Mais si les décideurs ont besoin de statistiques agrégées descendantes pour faciliter leur prise de décision, ces indicateurs ont des limites. Par exemple, alors que les liens entre le bien-être et les facteurs identifiés par l’analyse économétrique – comme le fait d’être en emploi ou en bonne santé mentale – sont intuitifs, les liens de causalité ne sont pas bien compris. Une personne déprimée peut bénéficier d’une thérapie, comme le préconisent souvent les défenseurs du bien-être, mais un logement décent peut être encore plus efficace. Les politiques publiques fondées sur le bien-être manquent donc encore d’un socle théorique.
De plus, certains contextes d’élaboration des politiques nécessiteront un niveau de détail plus granulaire. La recherche qualitative – plutôt que des enquêtes à grande échelle avec des questions prédéfinies – indique un plus large éventail de considérations affectant le bien-être.

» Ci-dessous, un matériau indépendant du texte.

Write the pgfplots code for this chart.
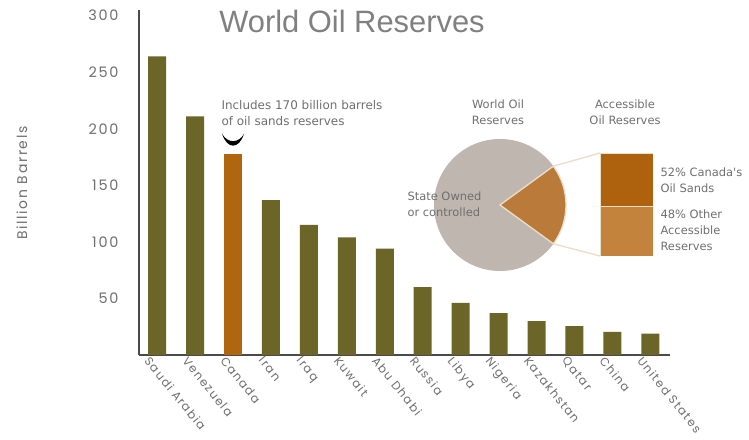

Par exemple, une étude britannique récente, coproduite par des chercheurs et des personnes en situation de pauvreté, a révélé que si les besoins matériels de base, y compris la santé, étaient importants pour le bien-être, l’autonomie et le sens du but étaient tout aussi importants. Les indicateurs agrégés descendants conçus par les sociologues et les statisticiens ne peuvent pas saisir de tels résultats.
Bien qu’une recherche de terrain exigeante en temps ne soit pas toujours pratique, il est important de garder à l’esprit que le concept de bien-être est beaucoup plus riche que la plupart des autres indicateurs économiques. Il est important de noter que les approches globales de la richesse et du bien-être décrites ici sont complémentaires : les actifs mesurés par la première fournissent les moyens d’atteindre la seconde. En effet, le cadre politique de la Nouvelle-Zélande rend ce lien explicite.
Ce qui est passionnant dans ces approches alternatives pour évaluer et mesurer le succès économique d’une communauté ou d’un pays, c’est la quantité de progrès pratiques déjà réalisés dans la définition de concepts, la création de mesures et la construction d’un consensus d’experts sur la direction que devrait prendre l’élaboration des politiques. Abandonner le PIB comme principal indicateur de prospérité a toujours été impossible en l’absence d’un large accord sur ce que pourrait être l’alternative. Et il faudra encore de nombreuses années de travail au centre statistique pour développer un cadre aussi sophistiqué et bien intégré que le PIB et les indicateurs économiques connexes. Mais la direction du changement est claire et l’élan pour l’amener est puissant.